According to him, critical areas would be identified for government intervention while the ministries, departments and agencies would be made to target about 90 per cent of their allocations to developmental projects capable of gingering the economy.
Yar’Adua stated “accordingly, the 2010 Budget provides about 90 per cent of MDAs’ capital expenditure to 5 key priority sectors, namely critical infrastructure; Human Capital Development; Local Reforms and Food Security; Physical Security, Law and Order; and the Niger Delta.”
To reduce the cost of doing business in the country, priority has been given to key initiatives that would further bridge critical infrastructural gaps, he said.

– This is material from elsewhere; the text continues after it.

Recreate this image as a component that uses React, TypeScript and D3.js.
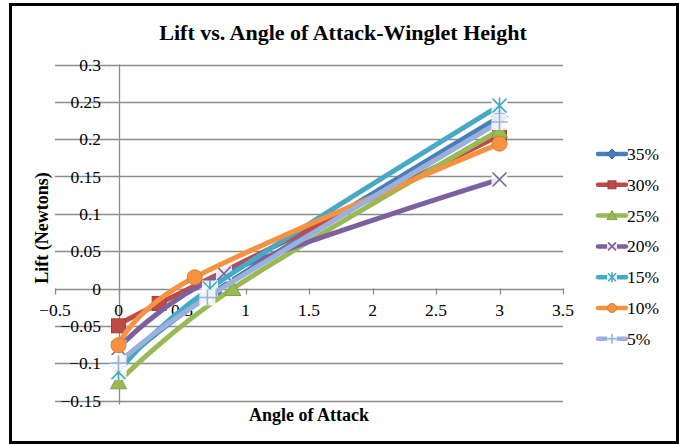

The 2010 appropriation proposal he said was a deliberate expansion over that of 2009 budget in order to counter the effects of the global credit crunch on the economy as well as reduce the infrastructural gap.
While reiterating the determination of the government to meet the target of the supply of 6000 mega-watts of electricity by the end of the year, Yar’Adua disclosed that his government would focus on providing alternative routes for the transportation of goods and services across the nation.
He also said his government would invest in the upgrade of the nation’s railway networks and dredging marine waterways with a view to creating gainful employment and increasing disposable income.
According to him, many of the nation’s road projects and maintenance works which utilises direct labour were designed to create a significant number of semi-skilled and skilled jobs.
The 2010 appropriation bill is premised on the assumption of production of 2.088mbpd bench mark at $57/barrel just as the joint venture cash calls was put at $5 billion even as the exchange rate was pegged at N150 per dollar.
The target Gross Domestic Product was put at 6.1 per cent as the government is projecting inflation rate at 11.2 per cent in the 2010 fiscal year. Similarly, the Federal Government revenue budget was forecast to be N2.517trillion.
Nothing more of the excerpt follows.